В следующем номере «Журнала Содружества» появилась рецензия, присланная из Парижа:
«Не только ритмика, образы и стихотворные приемы, но и даже тема этих стихов непосредственно продолжают „Розы". Мало того, пожалуй, именно в новых стихах Иванов нашел для своей старой темы наиболее точное и наиболее пронзительное выражение <…>. У Иванова не только музыкальный стих, но музыкальная логика.

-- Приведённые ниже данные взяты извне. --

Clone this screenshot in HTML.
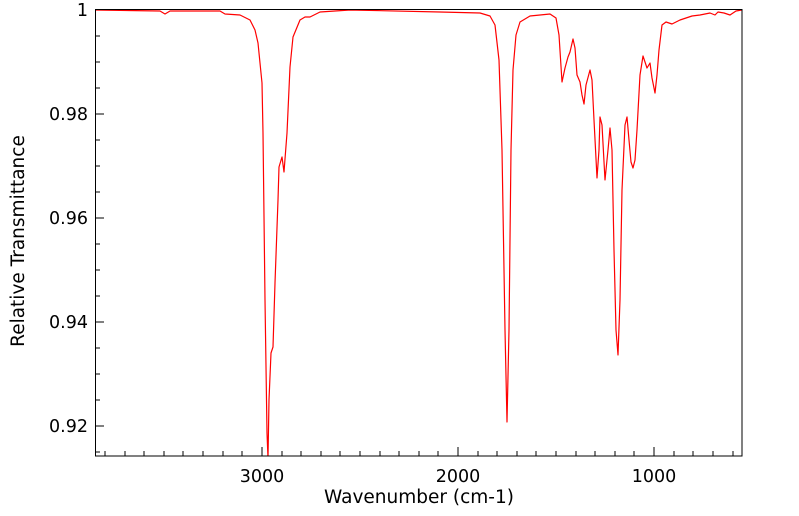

Отсюда — впечатление подлинной магичности, никогда не достигаемое легкими романсами <…>. Иванов же, собственно говоря, только и делает, что заклинает – читателя, себя, судьбу, поэзию» (1937, №8/9, с. 31-32).
Автор этих «Заметок о стихах» Юрий Мандельштам заявлял: Георгий Иванов «скорее всего – первый русский современный поэт <…> одну лишь Ахматову надо поставить выше Иванова, но ведь она, как поэт, давно замолчала и <…> до некоторой степени принадлежит истории» (там же, с. 31)
Впрочем, Георгий Иванов, по Мандельштаму, тоже слишком привязан — к той же самой истории:
«Слишком силен в нем след декадентства, наследником которого он сам себя, к несчастью, считает. Даже истинно трагические моменты он умеет как-то подсластить, приукрасить» (там же, с. 33).
Все же у Георгия Иванова — «своя тема, свой звук, свое мастерство, даже тогда, когда он сознательно заимствует блоковские сюжеты и словарь. Но чем-то он связан с уходящей эпохой кровью и этих уз порвать не хочет» (там же).
На другом конце эмигрантской земли «Отплытие на остров Цитеру» встретили проще и воодушевленнее. Харбинский еженедельник «Рубеж» откликнулся рецензией Н. Р<езниковой>: стихи Георгия Иванова «точно сотканы не из грубого материала, не из будничных слов, а из тончайшего лунного эфира, окружены нездешним сиянием, аурой иных миров.